Task to complete:
Scan the records and identify every line in which the string "that" occurs, then return those lines.

[start of Supplied data]

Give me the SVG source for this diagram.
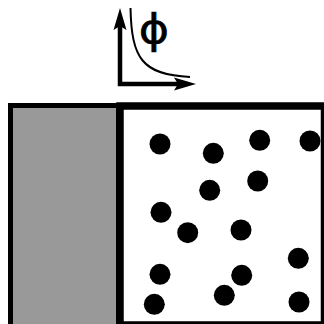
<svg xmlns="http://www.w3.org/2000/svg" width="324" height="324" viewBox="0 0 324 324">
<style>
.p{fill:#000}
.ax{fill:none;stroke:#000;stroke-width:4.5;stroke-linejoin:miter}
.lbl{font-family:"DejaVu Sans","Noto Sans",sans-serif;font-size:40px;fill:#000;stroke:#000;stroke-width:0.6}
</style>
<rect width="324" height="324" fill="#fff"/>
<g id="wall">
<rect x="10.5" y="105.5" width="108" height="225" fill="#999" stroke="#000" stroke-width="5"/>
</g>
<g id="chamber">
<rect x="120" y="106" width="204.5" height="219" fill="#fff" stroke="#000" stroke-width="7.5"/>
</g>
<g id="particles">
<circle class="p" cx="160" cy="144" r="10.5"/>
<circle class="p" cx="213.3" cy="153.3" r="10.5"/>
<circle class="p" cx="259.7" cy="140.3" r="10.5"/>
<circle class="p" cx="310" cy="141" r="10.5"/>
<circle class="p" cx="209.7" cy="190.3" r="10.5"/>
<circle class="p" cx="257.7" cy="181" r="10.5"/>
<circle class="p" cx="161" cy="212.3" r="10.5"/>
<circle class="p" cx="187.7" cy="232.7" r="10.5"/>
<circle class="p" cx="241" cy="230" r="10.5"/>
<circle class="p" cx="298.3" cy="258.3" r="10.5"/>
<circle class="p" cx="160" cy="274.3" r="10.5"/>
<circle class="p" cx="241.7" cy="275.3" r="10.5"/>
<circle class="p" cx="224.3" cy="295.3" r="10.5"/>
<circle class="p" cx="154.3" cy="304.3" r="10.5"/>
<circle class="p" cx="299" cy="302" r="10.5"/>
</g>
<g id="axes">
<path class="ax" d="M120,26 V84 H178"/>
<polygon points="120,8 126.5,30 120,26 113.5,30" fill="#000"/>
<polygon points="196,84 174,77.5 178,84 174,90.5" fill="#000"/>
<path d="M130.5,8 C131.5,58 142,75 190,77" fill="none" stroke="#000" stroke-width="2"/>
</g>
<g id="label">
<text class="lbl" transform="translate(154,42.5) scale(1.15,1)" text-anchor="middle">ϕ</text>
</g>
</svg>
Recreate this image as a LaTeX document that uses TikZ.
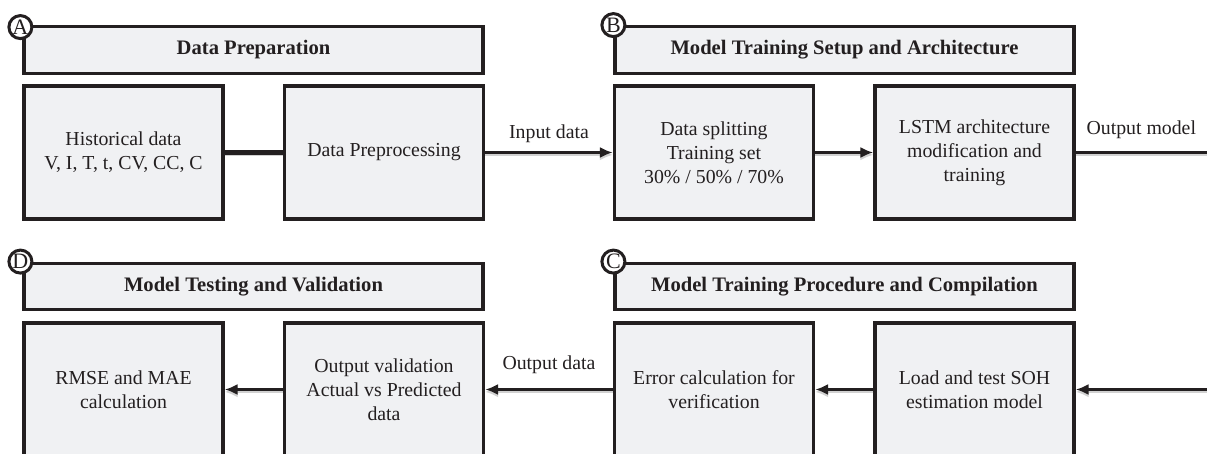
\documentclass[tikz,border=0pt]{standalone}
\usepackage{fontspec}
\setmainfont{Liberation Serif}
\usetikzlibrary{arrows.meta}
\definecolor{boxfill}{HTML}{F0F1F3}
\definecolor{ink}{HTML}{231F20}

\begin{document}
\begin{tikzpicture}[x=0.5pt,y=-0.5pt,
  stagebox/.style={draw=ink, fill=boxfill, line width=1.6pt,
    minimum width=99.5pt, minimum height=66.5pt, align=center,
    inner sep=0pt, font=\fontsize{9.9}{12}\selectfont, text=ink},
  headbox/.style={draw=ink, fill=boxfill, line width=1.6pt,
    minimum width=229.5pt, minimum height=23.3pt, inner sep=0pt,
    font=\fontsize{10.3}{12}\selectfont\bfseries, text=ink},
  tag/.style={circle, draw=ink, fill=white, line width=1.5pt,
    minimum size=11.5pt, inner sep=0pt, font=\fontsize{11}{11}\selectfont, text=ink},
  flow/.style={draw=ink, line width=1.6pt,
    preaction={draw=black!18, line width=1.2pt, transform canvas={yshift=-1.2pt}}},
  arr/.style={flow, -{Latex[length=6.5pt,width=5.5pt]}},
  lbl/.style={font=\fontsize{9.9}{12}\selectfont, inner sep=0pt, text=ink}]

\useasboundingbox (0,0) rectangle (1207,454);
\clip (0,0) rectangle (1207,454);

% section headers
\node[headbox] (hA) at (253.5,50) {Data Preparation};
\node[headbox] (hB) at (844.5,50) {Model Training Setup and Architecture};
\node[headbox] (hD) at (253.5,286.5) {Model Testing and Validation};
\node[headbox] (hC) at (844.5,286.5) {Model Training Procedure and Compilation};

% top row: preparation and setup
\node[stagebox] (hist)  at (123.5,152.5) {Historical data\\V, I, T, t, CV, CC, C};
\node[stagebox] (prep)  at (384,152.5)   {Data Preprocessing};
\node[stagebox] (split) at (714,152.5)   {Data splitting\\Training set\\30\% / 50\% / 70\%};
\node[stagebox] (lstm)  at (974.5,152.5) {LSTM architecture\\modification and\\training};

% bottom row: procedure and testing
\node[stagebox] (rmse)  at (123.5,389.5) {RMSE and MAE\\calculation};
\node[stagebox] (valid) at (384,389.5)   {Output validation\\Actual vs Predicted\\data};
\node[stagebox] (err)   at (714,389.5)   {Error calculation for\\verification};
\node[stagebox] (load)  at (974.5,389.5) {Load and test SOH\\estimation model};

% lettered tags on the header corners
\node[tag] (tA) at ([xshift=-1pt,yshift=-1pt]hA.north west) {A};
\node[tag] (tB) at (hB.north west) {B};
\node[tag] (tD) at ([xshift=-1pt]hD.north west) {D};
\node[tag] (tC) at (hC.north west) {C};

% connectors
\coordinate (outR) at (1207,151);
\coordinate (inR)  at (1207,389.5);

\draw[flow, line width=2.2pt] (hist.east) -- (prep.west);
\draw[arr] (prep.east) -- node[lbl, above=4pt] {Input data} (split.west);
\draw[arr] (split.east) -- (lstm.west);
\draw[flow] (lstm.east) -- node[lbl, above=6pt] {Output model} (lstm.east -| outR);

\draw[arr] (inR) -- (load.east);
\draw[arr] (load.west) -- (err.east);
\draw[arr] (err.west) -- node[lbl, above=7pt] {Output data} (valid.east);
\draw[arr] (valid.west) -- (rmse.east);
\end{tikzpicture}
\end{document}
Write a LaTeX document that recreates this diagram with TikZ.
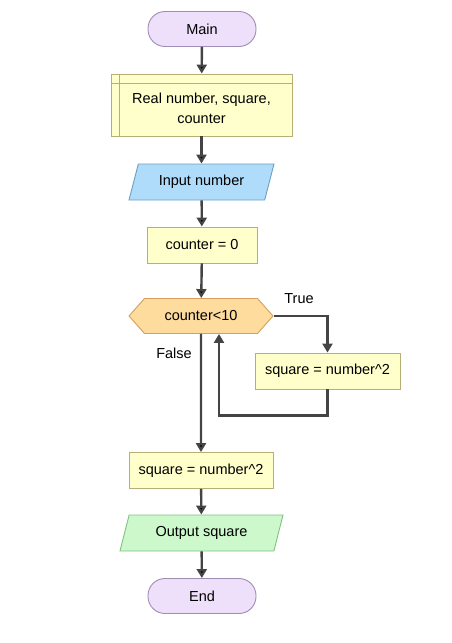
\documentclass[tikz,border=0pt]{standalone}
\usepackage{fontspec}
\setmainfont{Liberation Sans}
\usetikzlibrary{shapes.geometric,shapes.symbols,arrows.meta}
\definecolor{termfill}{HTML}{EEDFFB}
\definecolor{termline}{HTML}{A08CB4}
\definecolor{procfill}{HTML}{FFFFCC}
\definecolor{procline}{HTML}{B8AE78}
\definecolor{infill}{HTML}{AEDCFA}
\definecolor{inline}{HTML}{6E9EC4}
\definecolor{decfill}{HTML}{FDDC9E}
\definecolor{decline}{HTML}{D4A05C}
\definecolor{outfill}{HTML}{CCF8CC}
\definecolor{outline}{HTML}{80C280}
\definecolor{flowgray}{HTML}{444444}

\begin{document}
\begin{tikzpicture}[x=1pt,y=-1pt,>={Triangle[length=9pt,width=10pt]},
    every node/.style={font=\fontsize{14.5}{20}\selectfont,line width=0.9pt,inner sep=2pt},
    term node/.style={draw=termline,fill=termfill,rounded corners=17pt,minimum width=108pt,minimum height=35pt},
    proc node/.style={draw=procline,fill=procfill,minimum height=36pt},
    io node/.style={trapezium,trapezium left angle=62,trapezium right angle=118,trapezium stretches body,minimum height=36pt},
    dec node/.style={signal,signal to=east and west,signal pointer angle=97,draw=decline,fill=decfill,minimum width=144pt,minimum height=35pt},
    flow/.style={->,draw=flowgray,line width=2.4pt}]
  \useasboundingbox (0,0) rectangle (452,643);

  \node[term node] (main) at (202,29) {Main};
  \node[proc node, minimum width=181pt, minimum height=62pt] (decl) at (201.5,105) {};
  \draw[procline, line width=0.9pt] ([xshift=9pt]decl.north west) -- ([xshift=9pt]decl.south west)
    ([yshift=-10pt]decl.north west) -- ([yshift=-10pt]decl.north east);
  \node[align=center] (decltext) at ([yshift=-3pt]decl.center) {Real number, square,\\counter};
  \node[io node, draw=inline, fill=infill, minimum width=145pt] (input) at (201.5,182) {Input number};
  \node[proc node, minimum width=110pt] (zero) at (202,245) {counter = 0};
  \node[dec node] (test) at (201,316) {counter<10};
  \node[proc node, minimum width=145pt] (body) at (327.5,371) {square = number\^{}2};
  \node[proc node, minimum width=144pt] (calc) at (201,470.5) {square = number\^{}2};
  \node[io node, draw=outline, fill=outfill, minimum width=163pt] (output) at (201.5,533) {Output square};
  \node[term node] (end) at (202,596) {End};

  \node (true) at (299,299) {True};
  \node (false) at (174,353) {False};

  \path[flow]
    (main) edge (decl)
    (decl) edge (input)
    (input) edge (zero)
    (zero) edge (test)
    (test) edge (calc)
    (calc) edge (output)
    (output) edge (end);
  \draw[flow] (test.east) -| (body.north);
  \draw[flow] (body.south) -- ++(0,26) -| ([xshift=18pt]test.south);
\end{tikzpicture}
\end{document}
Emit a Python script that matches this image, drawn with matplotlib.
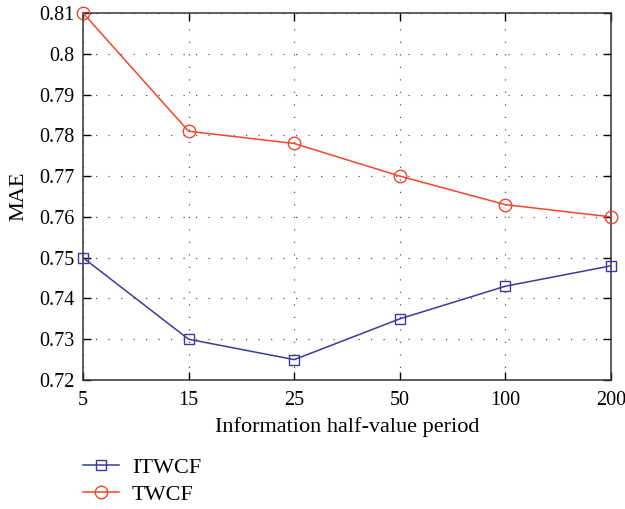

[end of Supplied data]

Response:
Recreate this image as a LaTeX document that uses TikZ.
Write a LaTeX document that recreates this diagram with TikZ.
Emit a Python script that matches this image, drawn with matplotlib.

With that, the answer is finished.